Physical World: Pentacles/Yod
Yod is the material world and the world of pentacles. It coincides with Kingdom in the Tree of Life. Here is everything you can touch, taste, hear, and see. Everything connected to the world of pentacles connects to Yod. This includes books, chairs, food, people you love, your long, silky hair, and your beautiful, sweet, aloof cat. This is the material world of form and function.
All of the pentacles’ minor arcana cards (ace–king) are found inside Yod, the material world.
Emotional World: Cups/Heh
Heh is the creative world and the world of cups. This is the place of dreams, blossoming thoughts, and emotions. It is from this lofty place that ideas pass through swords to gain a design and find ultimate substance in the material world. It is an imaginative landscape of fantasy with no boundaries, no laws, and no limitations. It is open and wild, rich and forthcoming.
All of the cups’ minor arcana cards (ace–king) are found inside Heh, the creative world.
Thinking World: Swords/Vau
Vau is the formative world and the world of swords. This is the mental world of thoughts and ideas. It is the thought process for everything before it actually exists in the material world. It is articulation and calculation. It is the space of the mind. This is the narrative world of story. This is whe
re we formulate the stories we tell about ourselves and others. It is the space of “I think, therefore I am.” Observe your thoughts. Craft your narrative mindfully.

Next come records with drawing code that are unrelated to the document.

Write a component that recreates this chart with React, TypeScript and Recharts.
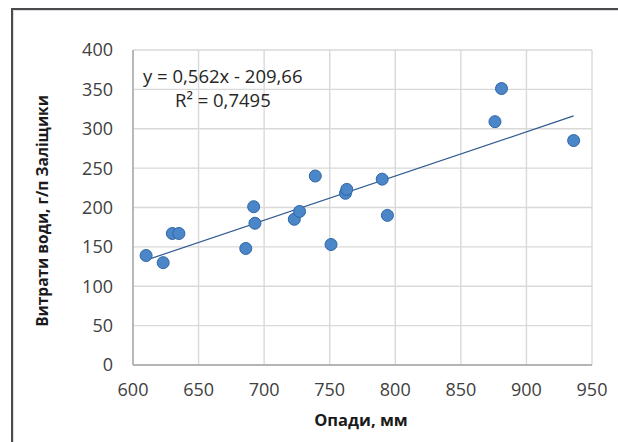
import React from 'react';
import { ScatterChart, Scatter, XAxis, YAxis, CartesianGrid } from 'recharts';

const precipitation = [610, 623, 630, 635, 686, 692, 693, 723, 727, 739, 751, 762, 763, 790, 794, 876, 881, 936];
const waterUse = [139, 130, 167, 167, 148, 201, 180, 185, 195, 240, 153, 218, 223, 236, 190, 309, 351, 285];
const xTicks = [600, 650, 700, 750, 800, 850, 900, 950];
const yTicks = [0, 50, 100, 150, 200, 250, 300, 350, 400];
const slope = 0.562;
const intercept = -209.66;
const equationText = 'y = 0,562x - 209,66';
const r2Text = 'R² = 0,7495';
const xTitle = 'Опади, мм';
const yTitle = 'Витрати води, г/п Заліщики';

const points = precipitation.map((x, i) => ({ x, y: waterUse[i] }));
const minX = Math.min(...precipitation);
const maxX = Math.max(...precipitation);
const trend = [
  { x: minX, y: slope * minX + intercept },
  { x: maxX, y: slope * maxX + intercept },
];

const FONT = "'Open Sans', sans-serif";

const Dot = (props: any) => {
  const { cx, cy } = props;
  if (cx == null || cy == null) return <g />;
  return <circle cx={cx} cy={cy} r={6} fill="#4a86c8" stroke="#2f65a6" strokeWidth={1} />;
};

const Empty = () => <g />;

export default function App() {
  return (
    <div style={{ position: 'absolute', left: 0, top: 0, width: 618, height: 442, overflow: 'hidden', background: '#fff' }}>
      <div
        style={{
          position: 'absolute',
          left: 11,
          top: 8,
          width: 800,
          height: 800,
          borderLeft: '2px solid #4a4a4a',
          borderTop: '2px solid #4a4a4a',
          boxShadow: 'inset 1px 1px 0 #d8dde6',
        }}
      />
      <div style={{ position: 'absolute', left: 0, top: 0 }}>
        <ScatterChart width={618} height={442} margin={{ top: 50, right: 26, bottom: 47, left: 73 }}>
          <CartesianGrid stroke="#d9d9d9" strokeWidth={1.4} />
          <XAxis
            type="number"
            dataKey="x"
            domain={[600, 950]}
            ticks={xTicks}
            interval={0}
            height={30}
            tickSize={0}
            tickMargin={18}
            axisLine={{ stroke: '#a6a6a6', strokeWidth: 1.4 }}
            tickLine={false}
            tick={{ fontFamily: FONT, fontSize: 18, fill: '#404040' }}
            allowDataOverflow
          />
          <YAxis
            type="number"
            dataKey="y"
            domain={[0, 400]}
            ticks={yTicks}
            interval={0}
            width={60}
            tickSize={0}
            tickMargin={20}
            axisLine={{ stroke: '#a6a6a6', strokeWidth: 1.4 }}
            tickLine={false}
            tick={{ fontFamily: FONT, fontSize: 18, fill: '#404040' }}
            allowDataOverflow
          />
          <Scatter
            data={trend}
            line={{ stroke: '#2f5b8f', strokeWidth: 1.2 }}
            shape={Empty}
            isAnimationActive={false}
          />
          <Scatter data={points} shape={Dot} isAnimationActive={false} />
        </ScatterChart>
      </div>
      <svg width={618} height={442} style={{ position: 'absolute', left: 0, top: 0, pointerEvents: 'none' }}>
        <text x={143} y={82.5} fontFamily={FONT} fontSize={18.5} fill="#262626">{equationText}</text>
        <text x={175} y={106.5} fontFamily={FONT} fontSize={18.5} fill="#262626">{r2Text}</text>
        <text x={361} y={426} textAnchor="middle" fontFamily={FONT} fontSize={16.5} fontWeight="bold" fill="#1a1a1a">{xTitle}</text>
        <text
          x={0}
          y={0}
          transform="translate(48 211) rotate(-90)"
          textAnchor="middle"
          fontFamily={FONT}
          fontSize={15.5}
          fontWeight="bold"
          fill="#1a1a1a"
        >
          {yTitle}
        </text>
      </svg>
    </div>
  );
}
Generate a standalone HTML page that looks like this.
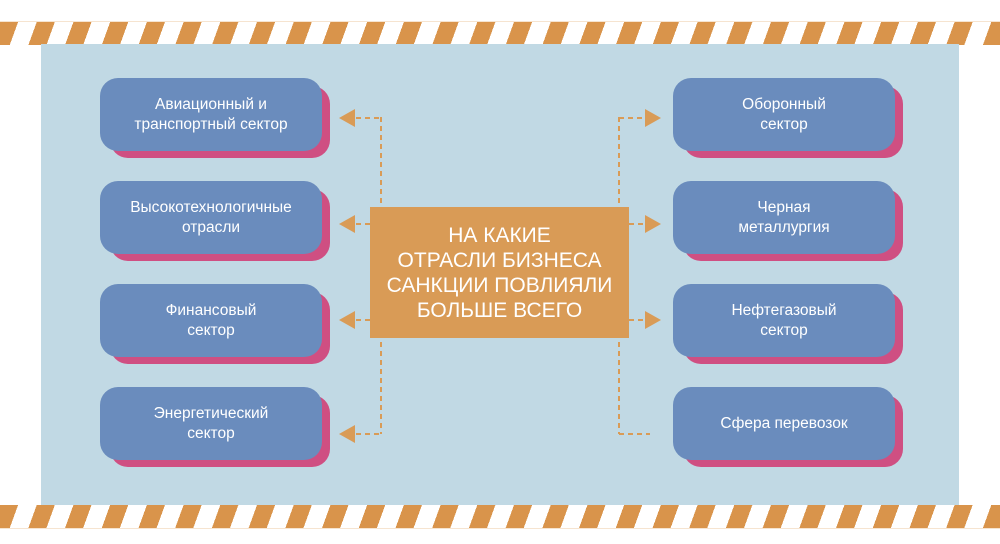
<!DOCTYPE html>
<html><head><meta charset="utf-8"><style>
body{margin:0;width:1000px;height:544px;background:#fff;position:relative;overflow:hidden;font-family:"Liberation Sans",sans-serif}
.stripe{position:absolute;left:0;width:1000px;height:23px;background:repeating-linear-gradient(110deg,#d9944b 0 17px,#fff 17px 34.5px)}
.panel{position:absolute;left:41px;top:44px;width:918px;height:461px;background:#c1d9e4}
.b{position:absolute;width:222px;height:74px}
.b .s{position:absolute;left:10px;top:8px;width:220px;height:72px;background:#cf4f82;border-radius:18px}
.b .f{position:absolute;left:0;top:0;width:222px;height:73px;background:#6a8cbd;border-radius:18px;color:#fff;font-size:15.5px;line-height:20px;display:flex;align-items:center;justify-content:center;text-align:center}
.c{position:absolute;left:370px;top:207px;width:259px;height:131px;background:#d99b56;color:#fff;font-size:21px;line-height:25px;display:flex;align-items:center;justify-content:center;text-align:center}
</style></head><body>
<div class="stripe" style="top:21px;border-top:1px solid #f6e4d0"></div>
<div class="stripe" style="top:505px;border-bottom:1px solid #f6e4d0"></div>
<div class="panel"></div>
<svg width="1000" height="544" style="position:absolute;left:0;top:0">
<g stroke="#d99b56" stroke-width="2" stroke-dasharray="5,4" fill="none">
<path d="M381 117V434M619 117V434"/>
<path d="M356 118H381M356 224H370M356 320H370M356 434H381"/>
<path d="M619 118H645M629 224H645M629 320H645M619 434H650"/>
</g>
<g fill="#d99b56">
<polygon points="339,118 355,109 355,127"/><polygon points="339,224 355,215 355,233"/><polygon points="339,320 355,311 355,329"/><polygon points="339,434 355,425 355,443"/>
<polygon points="661,118 645,109 645,127"/><polygon points="661,224 645,215 645,233"/><polygon points="661,320 645,311 645,329"/>
</g>
</svg>
<div class="b" style="left:100px;top:78px"><div class="s"></div><div class="f">Авиационный и<br>транспортный сектор</div></div>
<div class="b" style="left:100px;top:181px"><div class="s"></div><div class="f">Высокотехнологичные<br>отрасли</div></div>
<div class="b" style="left:100px;top:284px"><div class="s"></div><div class="f">Финансовый<br>сектор</div></div>
<div class="b" style="left:100px;top:387px"><div class="s"></div><div class="f">Энергетический<br>сектор</div></div>
<div class="b" style="left:673px;top:78px"><div class="s"></div><div class="f">Оборонный<br>сектор</div></div>
<div class="b" style="left:673px;top:181px"><div class="s"></div><div class="f">Черная<br>металлургия</div></div>
<div class="b" style="left:673px;top:284px"><div class="s"></div><div class="f">Нефтегазовый<br>сектор</div></div>
<div class="b" style="left:673px;top:387px"><div class="s"></div><div class="f">Сфера перевозок</div></div>
<div class="c">НА КАКИЕ<br>ОТРАСЛИ БИЗНЕСА<br>САНКЦИИ ПОВЛИЯЛИ<br>БОЛЬШЕ ВСЕГО</div>
</body></html>
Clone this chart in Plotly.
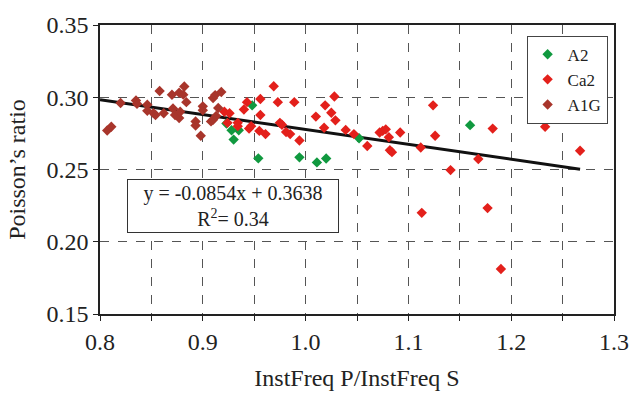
import plotly.graph_objects as go

# ---- data ----
a2_x = [0.923, 0.928, 0.935, 0.930, 0.948, 0.954, 0.994, 1.011, 1.020, 1.052, 1.160]
a2_y = [0.2818, 0.2772, 0.2772, 0.2707, 0.2944, 0.2577, 0.2584, 0.2549, 0.2576, 0.2716, 0.2807]

ca2_x = [0.921, 0.926, 0.924, 0.934, 0.934, 0.940, 0.943, 0.945, 0.947, 0.955, 0.956, 0.956,
         0.961, 0.969, 0.973, 0.975, 0.977, 0.981, 0.985, 0.989, 0.994, 1.010, 1.018, 1.019,
         1.025, 1.029, 1.028, 1.039, 1.047, 1.060, 1.072, 1.075, 1.078, 1.081, 1.082, 1.084,
         1.092, 1.112, 1.124, 1.126, 1.113, 1.141, 1.168, 1.177, 1.182, 1.190, 1.233, 1.267]
ca2_y = [0.2900, 0.2889, 0.2823, 0.2823, 0.2800, 0.2915, 0.2966, 0.2783, 0.2800, 0.2767, 0.2988, 0.2877,
         0.2745, 0.3076, 0.2966, 0.2823, 0.2810, 0.2760, 0.2745, 0.2966, 0.2701, 0.2866, 0.2789, 0.2944,
         0.2893, 0.2840, 0.3005, 0.2774, 0.2745, 0.2663, 0.2756, 0.2767, 0.2778, 0.2723, 0.2634, 0.2620,
         0.2756, 0.2652, 0.2944, 0.2734, 0.2200, 0.2496, 0.2573, 0.2233, 0.2783, 0.1811, 0.2796, 0.2630]

a1g_x = [0.807, 0.811, 0.820, 0.835, 0.836, 0.846, 0.846, 0.852, 0.854, 0.858, 0.862, 0.870,
         0.871, 0.873, 0.877, 0.877, 0.878, 0.882, 0.881, 0.884, 0.893, 0.893, 0.898, 0.900,
         0.900, 0.908, 0.910, 0.912, 0.918, 0.915, 0.910, 0.913]
a1g_y = [0.2770, 0.2796, 0.2960, 0.2977, 0.2955, 0.2948, 0.2906, 0.2890, 0.2877, 0.3043, 0.2889, 0.3017,
         0.2922, 0.2877, 0.2856, 0.3032, 0.2900, 0.3074, 0.3018, 0.2966, 0.2833, 0.2805, 0.2734, 0.2937,
         0.2910, 0.2833, 0.2995, 0.3015, 0.3036, 0.2926, 0.2844, 0.2870]

trend_x = [0.800, 1.267]
trend_y = [0.2983, 0.2502]

x_ticks = [0.8, 0.9, 1.0, 1.1, 1.2, 1.3]
x_labels = ["0.8", "0.9", "1.0", "1.1", "1.2", "1.3"]
x_minor = [0.85, 0.95, 1.05, 1.15, 1.25]
y_ticks = [0.15, 0.20, 0.25, 0.30, 0.35]
y_labels = ["0.15", "0.20", "0.25", "0.30", "0.35"]

equation_text = "y = -0.0854x + 0.3638<br>R<sup>2</sup>= 0.34"

FONT = "Liberation Serif, Times New Roman, serif"
GRID = "#555555"

fig = go.Figure()
fig.add_trace(go.Scatter(x=trend_x, y=trend_y, mode="lines",
                         line=dict(color="#111111", width=3), showlegend=False, hoverinfo="skip"))
fig.add_trace(go.Scatter(x=a2_x, y=a2_y, mode="markers", name="A2",
                         marker=dict(symbol="diamond", size=8, color="#10993f")))
fig.add_trace(go.Scatter(x=ca2_x, y=ca2_y, mode="markers", name="Ca2",
                         marker=dict(symbol="diamond", size=8, color="#e3201b")))
fig.add_trace(go.Scatter(x=a1g_x, y=a1g_y, mode="markers", name="A1G",
                         marker=dict(symbol="diamond", size=8, color="#a8352b")))

fig.add_annotation(x=0.9295, y=0.2245, xref="x", yref="y", text=equation_text,
                   showarrow=False, font=dict(family=FONT, size=20, color="#222"),
                   bgcolor="white", bordercolor="#333", borderwidth=1,
                   width=208, height=50, align="center")

axis_common = dict(showline=True, linecolor="#222", linewidth=1.5, mirror=True,
                   ticks="outside", ticklen=5, tickcolor="#222",
                   showgrid=True, gridcolor=GRID, griddash="dash", gridwidth=1,
                   zeroline=False, tickfont=dict(family=FONT, size=24, color="#222"))

fig.update_xaxes(range=[0.8, 1.3], tickvals=x_ticks, ticktext=x_labels,
                 minor=dict(tickvals=x_minor, ticks="outside", ticklen=5, tickcolor="#222",
                            showgrid=True, gridcolor=GRID, griddash="dash", gridwidth=1),
                 title=dict(text="InstFreq P/InstFreq S", font=dict(family=FONT, size=24, color="#222"),
                            standoff=16), **axis_common)
fig.update_yaxes(range=[0.15, 0.35], tickvals=y_ticks, ticktext=y_labels,
                 title=dict(text="Poisson’s ratio", font=dict(family=FONT, size=24, color="#222"),
                            standoff=14), **axis_common)

fig.update_layout(
    width=641, height=399,
    margin=dict(l=100, r=18, t=21, b=76),
    paper_bgcolor="white", plot_bgcolor="white",
    font=dict(family=FONT, color="#222"),
    legend=dict(x=0.83, y=0.963, xanchor="left", yanchor="top",
                bgcolor="white", bordercolor="#444", borderwidth=1,
                font=dict(family=FONT, size=17, color="#222")),
)

fig.write_html("out.html")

All of the swords’ minor arcana cards (ace–king) are found inside Vau, the formative world.
Energetic World: Wands/Heh
Heh is the archetypal world and the world of wands. This is the place where archetypes are born. It is the top of the tower. It is energy, passion, and essence. Associating the top of this pillar with the suit of wands is a reminder that passion comes from a divine source and is the most powerful tool in life. It is the generating space of all life as we know it and carries the power to manifest dreams and nightmares into reality.
All of the wands’ minor arcana cards (ace–king) are found inside Heh, the archetypal world.
Final Thoughts
Now you’ve gained insight into the Tree of Life. The tree is but one of many spiritual systems explaining the nature of divinity. The tree and the tarot link perfectly to express the somewhat complex nature of the universe and the material/soul existence inside of it. One might say the Tree of Life is a mathematical, linear, masculine sense of understanding the universe. The same conclusions and experiences might be reached by a gardener who sees the unfolding nature of the universe in her neatly arranged flower and vegetable beds. The Buddhist monk high in the Himalayas may reach similar conclusions inside the context of his language and cultural conditioning.
Tarot is a portal allowing readers to look through the material world and gaze at the interior. They may examine the interior of personal landscape, the interior of others, or the interior nature of the world we all live in. Tarot gifts readers with the ability to look past form, structure, and language and gaze directly at what is. Once forms and archetypes are identified inside tarot, readers discover and recognize these forms everywhere they look. Readers discover the vast interconnectivity of all humanity and realize that spiritual systems in every culture—from Hindus to Muslims to Christians—ask the same questions in different languages and cultural contexts. The stories differ, but the desire is consistent. Why are we here? What is the point of life? Where are we going? What does it all mean? How can we become who we truly are?